WASHINGTON—Next month marks the 50th anniversary of the 1962 Sino-Indian war. The event will be met with little fanfare in India, where China’s surprise invasion still evokes feelings of outrage and betrayal.
But the episode may be worth remembering for another reason—as the first occasion when India shed its nonaligned scruples and formed a tactical military alliance with the United States.
U.S. diplomatic efforts in Pakistan may have proven decisive.
For a decade after Indian independence in 1947, New Delhi enjoyed cordial relations with Beijing. In the spirit of Asian comity, the two agreed early on to sideline a border dispute India had inherited from the British Raj .
But the honeymoon was short-lived. By the late 1950s, an ethnic insurgency in Tibet had put Beijing on the defensive. Suspecting Indian involvement, either directly or as an intermediary for the CIA, Beijing abandoned conciliatory language on the territorial dispute.
Indians patrolling in disputed areas became more adventurous, and by 1959, a game of brinksmanship at the border devolved into armed clashes.
Three contentious years later, Chinese forces launched a surprise invasion on Oct. 20, the same day the Kennedy administration decided to enact a blockade of Cuba to keep Soviet missiles out of the Western Hemisphere.
Washington may have to reconsider its studied silence on the Sino-Indian border conflict.
Even under the threat of the Cuban missile crisis, Washington found it impossible to remain aloof. Indeed a week before the Chinese invasion, Washington was expediting Indian requests for two Caribou transport planes, spare parts for C-119 aircraft, and long-range radios.
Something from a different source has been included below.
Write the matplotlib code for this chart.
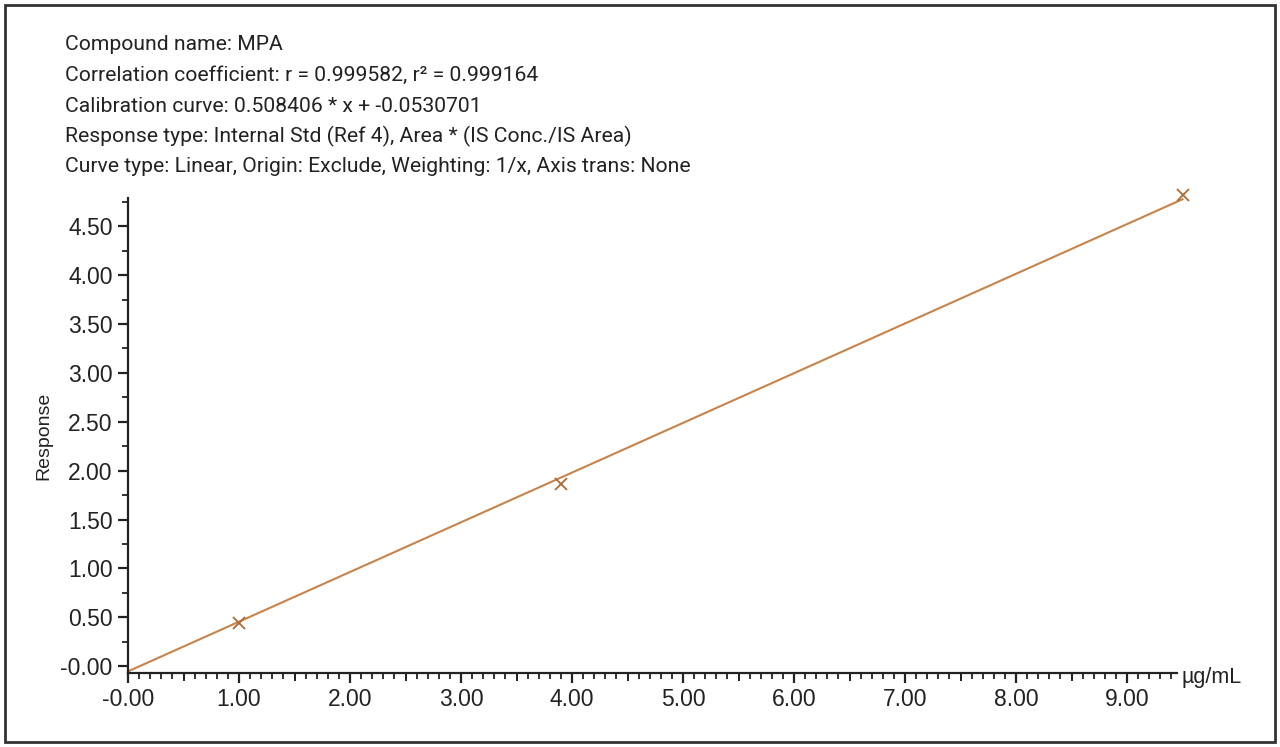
import numpy as np
import matplotlib.pyplot as plt
from matplotlib.ticker import MultipleLocator, FuncFormatter
from matplotlib.patches import Rectangle

# calibration standards
conc = [1.0, 3.9, 9.5]
response = [0.44, 1.86, 4.82]

# fitted curve from the header
slope = 0.508406
intercept = -0.0530701

header = [
    "Compound name: MPA",
    "Correlation coefficient: r = 0.999582, r² = 0.999164",
    "Calibration curve: 0.508406 * x + -0.0530701",
    "Response type: Internal Std (Ref 4), Area * (IS Conc./IS Area)",
    "Curve type: Linear, Origin: Exclude, Weighting: 1/x, Axis trans: None",
]

line_color = "#c8834a"
mark_color = "#b06a35"
text_color = "#222222"

fig = plt.figure(figsize=(12.8, 7.47), dpi=100)
ax = fig.add_axes([0.1, 0.099, 0.8195, 0.636])

# fitted line
xs = np.array([0.0, conc[-1]])
ax.plot(xs, slope * xs + intercept, color=line_color, lw=1.5, clip_on=False)
ax.plot(conc, response, ls="none", marker="x", ms=8, mew=1.3,
        color=mark_color, clip_on=False)

ax.set_xlim(0, 9.45)
ax.set_ylim(-0.07, 4.79)

for s in ["top", "right"]:
    ax.spines[s].set_visible(False)
for s in ["left", "bottom"]:
    ax.spines[s].set_linewidth(1.6)
    ax.spines[s].set_color(text_color)

fmt = FuncFormatter(lambda v, p: "-0.00" if abs(v) < 1e-9 else "%.2f" % v)
ax.xaxis.set_major_locator(MultipleLocator(1.0))
ax.xaxis.set_minor_locator(MultipleLocator(0.1))
ax.yaxis.set_major_locator(MultipleLocator(0.5))
ax.yaxis.set_minor_locator(MultipleLocator(0.25))
ax.xaxis.set_major_formatter(fmt)
ax.yaxis.set_major_formatter(fmt)

ax.tick_params(axis="both", which="major", length=7, width=1.6,
               colors=text_color, labelsize=16.5, pad=4)
ax.tick_params(axis="both", which="minor", length=4, width=1.3, colors=text_color)
for lab in ax.get_xticklabels() + ax.get_yticklabels():
    lab.set_fontfamily("Liberation Sans")

# half-unit ticks on x are a bit longer
sec = ax.secondary_xaxis("bottom")
sec.set_xticks(np.arange(0.5, 9.5, 1.0))
sec.tick_params(length=5.5, width=1.4, colors=text_color, labelbottom=False)
sec.spines["bottom"].set_visible(False)

ax.set_ylabel("Response", fontsize=14, family="Liberation Sans",
              color=text_color, labelpad=6)
ax.text(1.004, -0.01, "µg/mL", transform=ax.transAxes, fontsize=15.5,
        family="Liberation Sans", color=text_color, ha="left", va="center")

# header block
for i, t in enumerate(header):
    fig.text(65 / 1280, 1 - (45 + i * 30.5) / 747, t, fontsize=15.2,
             family=["Roboto", "DejaVu Sans"],
             color=text_color, ha="left", va="center")

# outer frame
fig.patches.append(Rectangle((5 / 1280, 5 / 747), 1270 / 1280, 737 / 747,
                             transform=fig.transFigure, fill=False,
                             ec="#333333", lw=2))

fig.savefig("out.png", dpi=100)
The United States had tasted Mao’s revolutionary zeal in the Korean War and was alarmed by China’s support for insurgencies across Asia. Only days after Chinese forces crossed the Himalayas, President John Kennedy wrote to Indian Prime Minister Jawaharlal Nehru asking “what [America] can do to translate our support into terms that are practically most useful to you as soon as possible.”
The constraints of India’s nonalignment policy and Washington’s special relationship with Pakistan made the United States an unlikely ally. But New Delhi’s preferred patrons in Moscow could ill afford to alienate China during the Cuban missile crisis, despite the onset of the Sino-Soviet split.
By Nov. 1, U.S. military supplies were arriving in India by air. At New Delhi’s behest, the first shipment was modest: military advisors, ammunition, rifles, mortars, and airlift support. But by Nov. 14, the two had established the “formal basis for military assistance,” and Washington was preparing a $50 million package to equip five Indian divisions.
It would prove too little, too late. India’s beleaguered military crumbled under the weight of a second Chinese offensive in mid-November. Desperate, Nehru appealed directly to Kennedy on Nov. 19 for 12 squadrons of supersonic all-weather fighters and modern radar cover.
He requested the aircraft be “manned by U.S. personnel [to] protect our cities and installations and … to assist the Indian Air Force in air battles with the Chinese air force.”
Two days later, China abruptly ended the war, declaring a unilateral ceasefire and surprising many by voluntarily ceding considerable gains it had won in the east.
China’s decision deprived Kennedy of the chance to answer Nehru’s call, but the U.S.-India entente would endure: In late November the State Department’s Policy Planning Council considered the imposition of “a total western embargo against China” if Beijing chose to resume hostilities.
U.S. military sales to India surged in the following years before coming to an abrupt halt during the 1965 Indo-Pakistan war.
Ironically, while U.S. military aid failed to salvage India’s defenses, its diplomatic efforts in Pakistan may have proven decisive. There, the United States faced the unenviable task of convincing its allies in Islamabad not to capitalize on the Chinese invasion by pressing its own claims to Kashmir.
U.S. officials lobbied Islamabad, unsuccessfully, to call off Pakistan’s own border negotiations with Beijing and withdraw troops from the Line of Control in Kashmir. To build trust, they urged Nehru to provide Pakistan with data on Indian troop movements and convinced him to send a friendly letter to Pakistani President Ayub Khan.
But upon learning of U.S. arms shipments to India, Pakistan was indignant, threatening to withdraw from two anti-Soviet alliances, CENTO and SEATO. National Security Council staffer Bob Komer noted, “The Pakistani[s] are going through a genuine emotional crisis as they see their cherished ambitions of using the U.S. as a lever against India going up in the smoke of the Chinese border war.”